--- Start Input for this task ---

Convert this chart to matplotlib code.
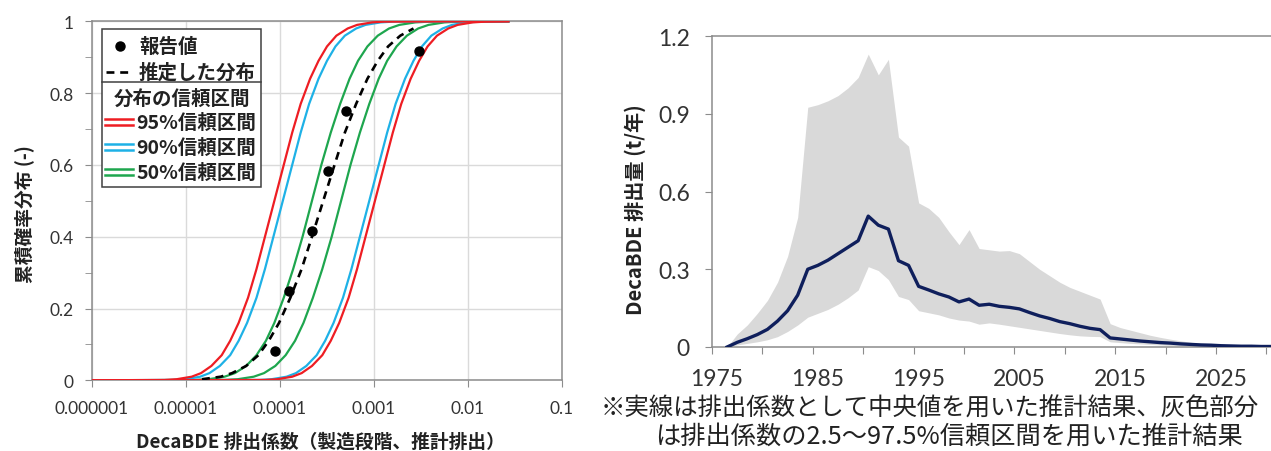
import numpy as np
import matplotlib.pyplot as plt
from matplotlib.patches import Rectangle
from matplotlib.ticker import NullLocator

plt.rcParams['font.family'] = ['Lato', 'Noto Sans CJK JP', 'DejaVu Sans']
JP = ['Noto Sans CJK JP', 'DejaVu Sans']

# ---- left chart: reported emission factors and fitted distribution ----
rep_x = [8.9e-5, 1.25e-4, 2.2e-4, 3.25e-4, 5.0e-4, 3.0e-3]
rep_p = [0.083, 0.25, 0.417, 0.583, 0.75, 0.917]

cdf_p = [0, 0.001, 0.003, 0.01, 0.02, 0.04, 0.07, 0.11, 0.16, 0.23, 0.31, 0.4, 0.5,
         0.6, 0.69, 0.77, 0.84, 0.89, 0.93, 0.96, 0.98, 0.99, 0.997, 0.999, 1]
# log10(emission factor) of each curve at those levels
red_lo = [-6, -5.23, -5.10, -4.94, -4.84, -4.73, -4.62, -4.53, -4.44, -4.34, -4.25, -4.16, -4.06,
          -3.96, -3.87, -3.78, -3.68, -3.59, -3.50, -3.40, -3.28, -3.18, -3.02, -2.89, -1.57]
blue_lo = [-6, -5.14, -5.01, -4.85, -4.75, -4.64, -4.53, -4.44, -4.35, -4.25, -4.16, -4.07, -3.97,
           -3.87, -3.78, -3.69, -3.59, -3.50, -3.41, -3.31, -3.19, -3.09, -2.93, -2.80, -1.57]
green_lo = [-6, -4.90, -4.76, -4.59, -4.48, -4.36, -4.25, -4.15, -4.06, -3.96, -3.86, -3.76, -3.66,
            -3.56, -3.46, -3.36, -3.26, -3.17, -3.07, -2.96, -2.84, -2.73, -2.56, -2.42, -1.57]
fitted = [None, None, -4.83, -4.63, -4.51, -4.36, -4.23, -4.12, -4.01, -3.89, -3.77, -3.66, -3.54,
          -3.42, -3.31, -3.19, -3.07, -2.96, -2.85, -2.72, -2.58, None, None, None, None]
green_hi = [-6, -4.59, -4.45, -4.28, -4.17, -4.05, -3.94, -3.84, -3.75, -3.65, -3.55, -3.45, -3.35,
            -3.25, -3.15, -3.05, -2.95, -2.86, -2.76, -2.65, -2.53, -2.42, -2.25, -2.11, -1.57]
blue_hi = [-6, -4.22, -4.09, -3.93, -3.83, -3.72, -3.61, -3.52, -3.43, -3.33, -3.24, -3.15, -3.05,
           -2.95, -2.86, -2.77, -2.67, -2.58, -2.49, -2.39, -2.27, -2.17, -2.01, -1.88, -1.57]
red_hi = [-6, -4.16, -4.03, -3.87, -3.77, -3.66, -3.55, -3.46, -3.37, -3.27, -3.18, -3.09, -2.99,
          -2.89, -2.80, -2.71, -2.61, -2.52, -2.43, -2.33, -2.21, -2.11, -1.95, -1.82, -1.57]

x_ticks = [1e-6, 1e-5, 1e-4, 1e-3, 1e-2, 1e-1]
x_ticklabels = ['0.000001', '0.00001', '0.0001', '0.001', '0.01', '0.1']

# ---- right chart: yearly DecaBDE emission (t/year) ----
years = list(range(1976, 2031))
median = [0.0, 0.018, 0.032, 0.048, 0.068, 0.10, 0.14, 0.20, 0.30, 0.315,
          0.335, 0.36, 0.385, 0.41, 0.505, 0.47, 0.455, 0.333, 0.315, 0.234,
          0.22, 0.205, 0.193, 0.174, 0.185, 0.161, 0.165, 0.157, 0.153, 0.147,
          0.133, 0.12, 0.11, 0.098, 0.09, 0.08, 0.072, 0.067, 0.035, 0.031,
          0.027, 0.023, 0.02, 0.017, 0.015, 0.012, 0.01, 0.008, 0.007, 0.005,
          0.004, 0.003, 0.003, 0.002, 0.002]
upper = [0.0, 0.05, 0.085, 0.13, 0.18, 0.25, 0.35, 0.50, 0.925, 0.935,
         0.95, 0.97, 1.0, 1.04, 1.13, 1.05, 1.11, 0.81, 0.775, 0.556,
         0.535, 0.50, 0.445, 0.395, 0.453, 0.38, 0.375, 0.37, 0.372, 0.36,
         0.33, 0.30, 0.275, 0.25, 0.23, 0.215, 0.20, 0.185, 0.09, 0.075,
         0.065, 0.055, 0.045, 0.037, 0.03, 0.024, 0.018, 0.013, 0.01, 0.008,
         0.006, 0.005, 0.004, 0.003, 0.003]
lower = [0.0, 0.008, 0.014, 0.02, 0.028, 0.04, 0.06, 0.085, 0.115, 0.13,
         0.145, 0.165, 0.19, 0.22, 0.31, 0.295, 0.26, 0.195, 0.183, 0.14,
         0.132, 0.124, 0.112, 0.104, 0.10, 0.088, 0.093, 0.088, 0.082, 0.076,
         0.07, 0.064, 0.058, 0.052, 0.047, 0.043, 0.041, 0.04, 0.02, 0.017,
         0.014, 0.012, 0.01, 0.008, 0.006, 0.005, 0.004, 0.003, 0.002, 0.002,
         0.001, 0.001, 0.001, 0.001, 0.001]
year_labels = [1975, 1985, 1995, 2005, 2015, 2025]

W, H = 1271, 452
fig = plt.figure(figsize=(W / 100, H / 100), dpi=100)

RED, BLUE, GREEN = '#ee1d23', '#1eb1e6', '#1ea64e'
AXC = '#8c8c8c'

# ---------------- left chart ----------------
ax = fig.add_axes([92 / W, 1 - 381.3 / H, 470 / W, 359 / H])
ax.set_xscale('log')
p = np.array(cdf_p)
for curve, col, z in [(green_lo, GREEN, 2), (green_hi, GREEN, 2),
                      (blue_lo, BLUE, 3), (blue_hi, BLUE, 3),
                      (red_lo, RED, 4), (red_hi, RED, 4)]:
    ax.plot(np.power(10.0, curve), p, color=col, lw=1.6, zorder=z,
            solid_joinstyle='round')
fx = np.array([v for v in fitted if v is not None])
fp = np.array([q for q, v in zip(cdf_p, fitted) if v is not None])
ax.plot(np.power(10.0, fx), fp, color='black', lw=1.9, ls=(0, (3, 2.2)), zorder=5)
ax.plot(rep_x, rep_p, 'o', color='black', ms=6.5, zorder=6)

ax.set_xlim(1e-6, 1e-1)
ax.set_ylim(0, 1)
ax.set_xticks(x_ticks)
ax.set_xticklabels(x_ticklabels)
ax.xaxis.set_minor_locator(NullLocator())
ax.set_yticks([0, 0.2, 0.4, 0.6, 0.8, 1.0])
ax.set_yticklabels(['0', '0.2', '0.4', '0.6', '0.8', '1'])
ax.set_yticks(np.arange(0.1, 1.0, 0.2), minor=True)
ax.grid(True, which='major', color='#dadada', lw=1)
ax.set_axisbelow(True)
for s in ax.spines.values():
    s.set_color(AXC)
    s.set_linewidth(1.1)
ax.tick_params(which='both', direction='out', length=5, color=AXC,
               labelsize=12.5, labelcolor='#333333')
ax.tick_params(axis='x', pad=9)
ax.tick_params(axis='y', pad=8)

# ---------------- right chart ----------------
ax2 = fig.add_axes([712 / W, 1 - 348 / H, (W - 712) / W, 311 / H])
pos = np.array(years) + 0.5
ax2.fill_between(pos, lower, upper, color='#d9d9d9', lw=0, zorder=1)
ax2.plot(pos, median, color='#0f1f5c', lw=2.4, zorder=3, solid_joinstyle='round')
ax2.set_xlim(1975, 1975 + (W - 712) / 10.08)
ax2.set_ylim(0, 1.2)
ax2.set_yticks([0, 0.3, 0.6, 0.9, 1.2])
ax2.set_yticklabels(['0', '0.3', '0.6', '0.9', '1.2'])
ax2.set_xticks(np.arange(1975, 2031, 5))
ax2.set_xticklabels([])
ax2.set_xticks(np.array(year_labels) + 0.5, minor=True)
ax2.set_xticklabels([str(y) for y in year_labels], minor=True)
ax2.spines['right'].set_visible(False)
for s in ['left', 'top', 'bottom']:
    ax2.spines[s].set_color(AXC)
    ax2.spines[s].set_linewidth(1.1)
ax2.tick_params(which='major', direction='out', length=5, color=AXC,
                labelsize=16.5, labelcolor='#333333')
ax2.tick_params(axis='y', pad=11)
ax2.tick_params(axis='x', which='minor', length=0, pad=15,
                labelsize=16.5, labelcolor='#333333')

# ---------------- overlay: labels, legend, caption ----------------
ov = fig.add_axes([0, 0, 1, 1], zorder=10)
ov.set_xlim(0, W)
ov.set_ylim(H, 0)
ov.axis('off')
ov.patch.set_alpha(0)

ov.text(25, 214, '累積確率分布 (-)', rotation=90, ha='center', va='center',
        fontsize=13.5, fontweight='bold', family=JP, color='#222222')
ov.text(320, 442, 'DecaBDE 排出係数（製造段階、推計排出）', ha='center', va='center',
        fontsize=13.5, fontweight='bold', family=JP, color='#222222')
ov.text(635, 210, 'DecaBDE 排出量 (t/年)', rotation=90, ha='center', va='center',
        fontsize=14.5, fontweight='bold', family=JP, color='#222222')

# legend box
ov.add_patch(Rectangle((102, 30), 159, 158, facecolor='white',
                       edgecolor='#404040', lw=1.1))
ov.plot([102, 261], [83, 83], color='#404040', lw=1.1)
ov.plot([120], [47], 'o', color='black', ms=6.5)
ov.plot([106, 132], [73, 73], color='black', lw=1.9, ls=(0, (3, 2.2)))
lkw = dict(va='center', fontsize=14, fontweight='bold', family=JP, color='#222222')
ov.text(139, 47, '報告値', ha='left', **lkw)
ov.text(139, 73, '推定した分布', ha='left', **lkw)
ov.text(182, 99, '分布の信頼区間', ha='center', **lkw)
for yy, col, lab in [(123, RED, '95%信頼区間'), (148, BLUE, '90%信頼区間'),
                     (173, GREEN, '50%信頼区間')]:
    ov.plot([105, 133], [yy - 2.6, yy - 2.6], color=col, lw=1.8)
    ov.plot([105, 133], [yy + 2.6, yy + 2.6], color=col, lw=1.8)
    ov.text(136, yy, lab, ha='left', **lkw)

# caption under the right chart
ckw = dict(va='center', family=JP, color='#222222')
ov.text(601, 409, '※実線は排出係数として中央値を用いた推計結果、灰色部分', ha='left',
        fontsize=17.6, **ckw)
ov.text(949, 437, 'は排出係数の2.5～97.5%信頼区間を用いた推計結果', ha='center',
        fontsize=18.2, **ckw)

fig.savefig('out.png', dpi=100)
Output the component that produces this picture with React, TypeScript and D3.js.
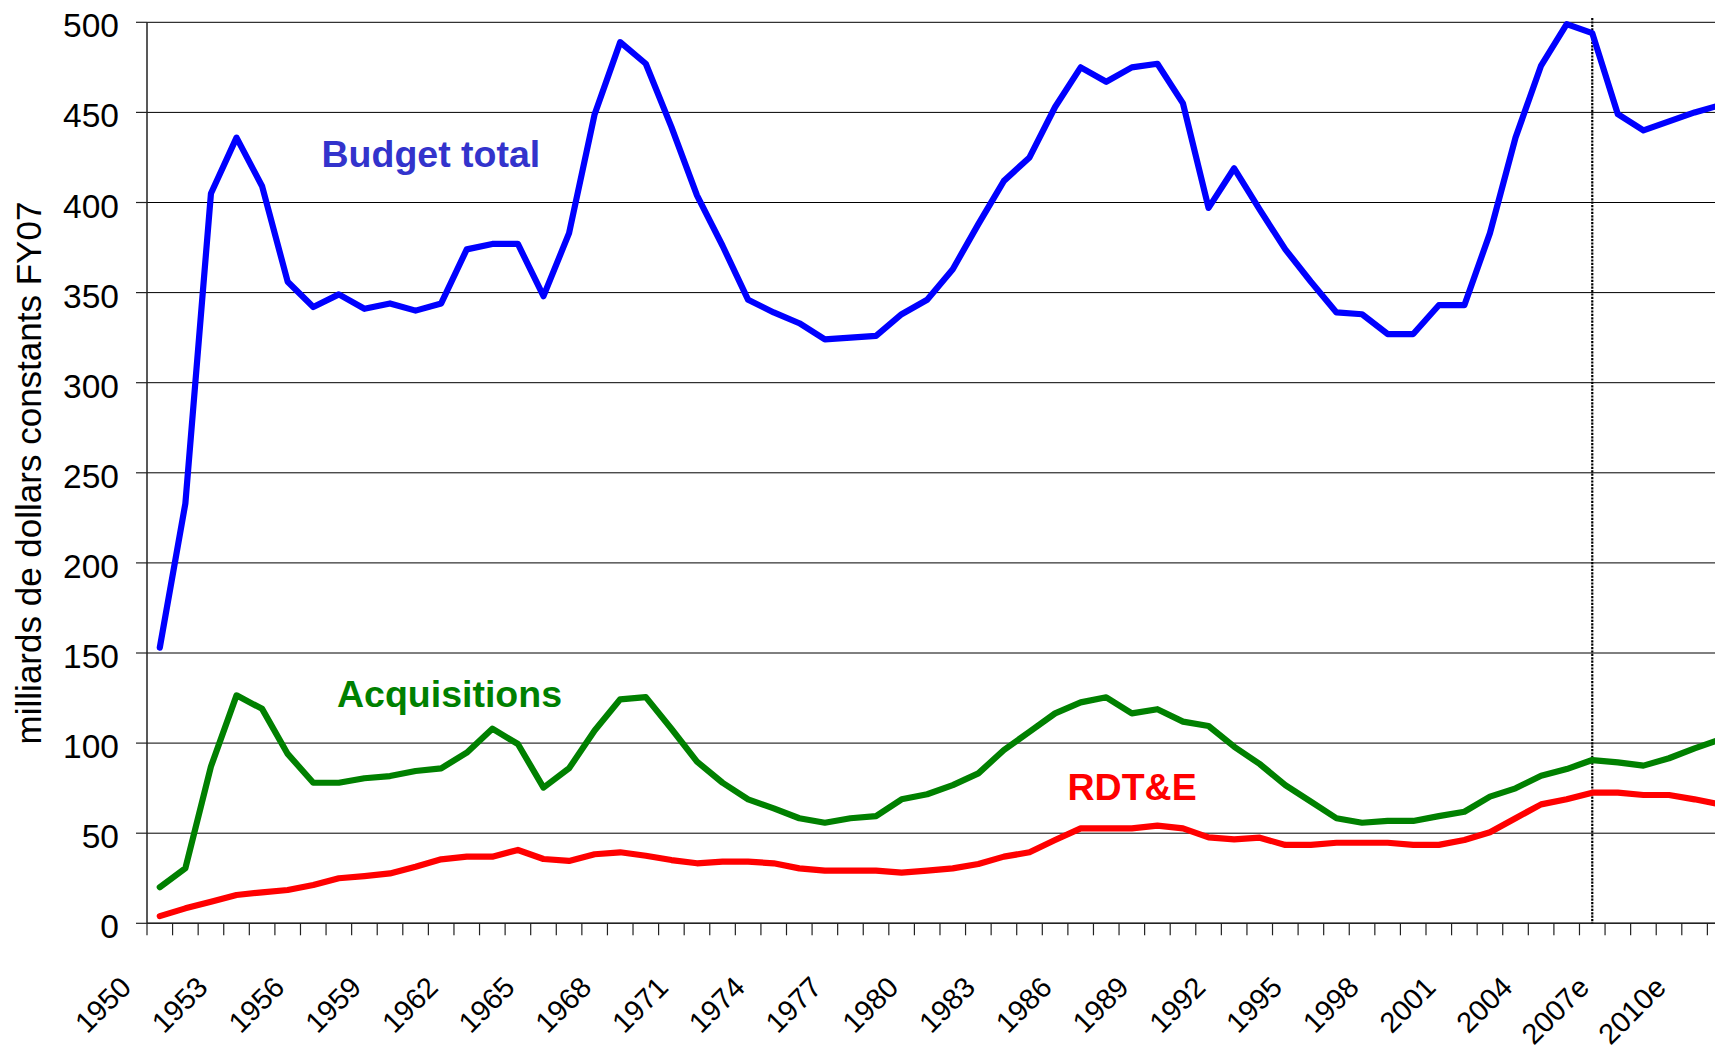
import React from "react";
import * as d3 from "d3";

const categories = [
  "1950","1951","1952","1953","1954","1955","1956","1957","1958","1959",
  "1960","1961","1962","1963","1964","1965","1966","1967","1968","1969",
  "1970","1971","1972","1973","1974","1975","1976","1977","1978","1979",
  "1980","1981","1982","1983","1984","1985","1986","1987","1988","1989",
  "1990","1991","1992","1993","1994","1995","1996","1997","1998","1999",
  "2000","2001","2002","2003","2004","2005","2006","2007e","2008e","2009e",
  "2010e","2011e",
];

const budgetTotal = [
  153, 233, 405, 436, 409, 356, 342, 349, 341, 344,
  340, 344, 374, 377, 377, 348, 383, 449, 489, 477,
  442, 404, 376, 346, 339, 333, 324, 325, 326, 338,
  346, 363, 388, 412, 425, 453, 475, 467, 475, 477,
  455, 397, 419, 396, 374, 356, 339, 338, 327, 327,
  343, 343, 383, 436, 476, 499, 494, 449, 440, 445,
  450, 454,
];

const acquisitions = [
  20, 30.5, 87, 126.5, 119, 94, 78, 78, 80.5, 81.7,
  84.5, 86, 94.7, 108, 99.5, 75.3, 86, 107, 124.3, 125.5,
  108, 89.7, 78, 68.8, 63.8, 58.3, 55.8, 58.3, 59.5, 68.8,
  71.6, 76.7, 83.2, 96.2, 106.3, 116.5, 122.6, 125.4, 116.5, 118.8,
  111.9, 109.5, 98, 88.4, 76.7, 67.5, 58.3, 55.8, 56.8, 56.8,
  59.5, 61.9, 70.3, 74.9, 81.9, 85.6, 90.6, 89.3, 87.5, 91.6,
  97.1, 102,
];

const rdte = [
  4, 8.3, 12, 15.7, 17.2, 18.5, 21.3, 25, 26.2, 27.7,
  31.4, 35.5, 37, 37, 40.7, 35.7, 34.6, 38.3, 39.4, 37.5,
  35.1, 33.3, 34.2, 34.2, 33.3, 30.5, 29.2, 29.2, 29.2, 28.1,
  29.2, 30.5, 32.9, 37, 39.4, 46.2, 52.7, 52.7, 52.7, 54.2,
  52.7, 47.7, 46.6, 47.5, 43.5, 43.5, 44.7, 44.7, 44.7, 43.5,
  43.5, 46.2, 50.5, 58.3, 66, 68.8, 72.5, 72.5, 71.2, 71.2,
  68.8, 66,
];

const yTicks = [0, 50, 100, 150, 200, 250, 300, 350, 400, 450, 500];
const xLabelEvery = 3;
const lastActualYear = "2006";

const seriesList = [
  { name: "Budget total", values: budgetTotal, color: "#0000ff", labelColor: "#3333cc", lx: 321.5, ly: 166.5 },
  { name: "Acquisitions", values: acquisitions, color: "#008000", labelColor: "#008000", lx: 337, ly: 707 },
  { name: "RDT&E", values: rdte, color: "#ff0000", labelColor: "#ff0000", lx: 1067.5, ly: 800 },
];

const W = 1715;
const H = 1050;
const X0 = 147;
const BAND = 25.58;
const Y_TOP = 22.3;
const Y_BOTTOM = 923.3;
const FONT = "'Liberation Sans', Arial, Helvetica, sans-serif";

export default function App() {
  const x = d3
    .scaleBand<string>()
    .domain(categories)
    .range([X0, X0 + categories.length * BAND])
    .paddingInner(0)
    .paddingOuter(0);
  const y = d3.scaleLinear().domain([0, 500]).range([Y_BOTTOM, Y_TOP]);
  const cx = (c: string) => (x(c) as number) + x.bandwidth() / 2;
  const xEnd = X0 + categories.length * BAND;

  const line = (vals: number[]) =>
    d3
      .line<number>()
      .x((_, i) => cx(categories[i]))
      .y((v) => y(v))(vals) as string;

  const tickEdges = categories.map((c) => x(c) as number).concat([xEnd]);

  return (
    <svg
      width={W}
      height={H}
      style={{ position: "absolute", left: 0, top: 0, background: "#fff" }}
      fontFamily={FONT}
    >
      <rect x={0} y={0} width={W} height={H} fill="#ffffff" />
      {yTicks.map((t) => (
        <line key={"g" + t} x1={X0} x2={xEnd} y1={y(t)} y2={y(t)} stroke="#000" strokeWidth={1} />
      ))}
      <line x1={X0} x2={X0} y1={Y_TOP} y2={Y_BOTTOM} stroke="#222" strokeWidth={1.5} />
      {yTicks.map((t) => (
        <g key={"yt" + t}>
          <line x1={X0 - 11} x2={X0} y1={y(t)} y2={y(t)} stroke="#222" strokeWidth={1.2} />
          <text x={119} y={y(t)} dy="0.45em" textAnchor="end" fontSize={33.5} fill="#000">
            {t}
          </text>
        </g>
      ))}
      <line x1={X0} x2={xEnd} y1={Y_BOTTOM} y2={Y_BOTTOM} stroke="#222" strokeWidth={1.5} />
      {tickEdges.map((tx, i) => (
        <line key={"xt" + i} x1={tx} x2={tx} y1={Y_BOTTOM} y2={Y_BOTTOM + 12} stroke="#222" strokeWidth={1.2} />
      ))}
      {categories.map((c, i) =>
        i % xLabelEvery === 0 ? (
          <text
            key={"xl" + c}
            transform={`translate(${cx(c) - 27},${989}) rotate(-45)`}
            textAnchor="end"
            fontSize={29}
            fill="#000"
          >
            {c}
          </text>
        ) : null
      )}
      <line
        x1={cx(lastActualYear)}
        x2={cx(lastActualYear)}
        y1={18}
        y2={Y_BOTTOM}
        stroke="#000"
        strokeWidth={2.2}
        strokeDasharray="2.2 1.2"
      />
      {seriesList.map((s) => (
        <path
          key={s.name}
          d={line(s.values)}
          fill="none"
          stroke={s.color}
          strokeWidth={6.2}
          strokeLinejoin="round"
          strokeLinecap="round"
        />
      ))}
      {seriesList.map((s) => (
        <text
          key={"lab" + s.name}
          x={s.lx}
          y={s.ly}
          fontSize={37.5}
          fontWeight="bold"
          fill={s.labelColor}
        >
          {s.name}
        </text>
      ))}
      <text
        transform={`translate(41,473) rotate(-90)`}
        textAnchor="middle"
        fontSize={35}
        fill="#000"
      >
        milliards de dollars constants FY07
      </text>
    </svg>
  );
}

--- End Input for this task ---

> [Request]:
Leave out the pictures and repeat exactly the lines from the start of the material through the line that contains "rep_p = [0.083, 0.25, 0.417, 0.583, 0.75, 0.917]", both included.

> [Correct response]:
Convert this chart to matplotlib code.
import numpy as np
import matplotlib.pyplot as plt
from matplotlib.patches import Rectangle
from matplotlib.ticker import NullLocator

plt.rcParams['font.family'] = ['Lato', 'Noto Sans CJK JP', 'DejaVu Sans']
JP = ['Noto Sans CJK JP', 'DejaVu Sans']

# ---- left chart: reported emission factors and fitted distribution ----
rep_x = [8.9e-5, 1.25e-4, 2.2e-4, 3.25e-4, 5.0e-4, 3.0e-3]
rep_p = [0.083, 0.25, 0.417, 0.583, 0.75, 0.917]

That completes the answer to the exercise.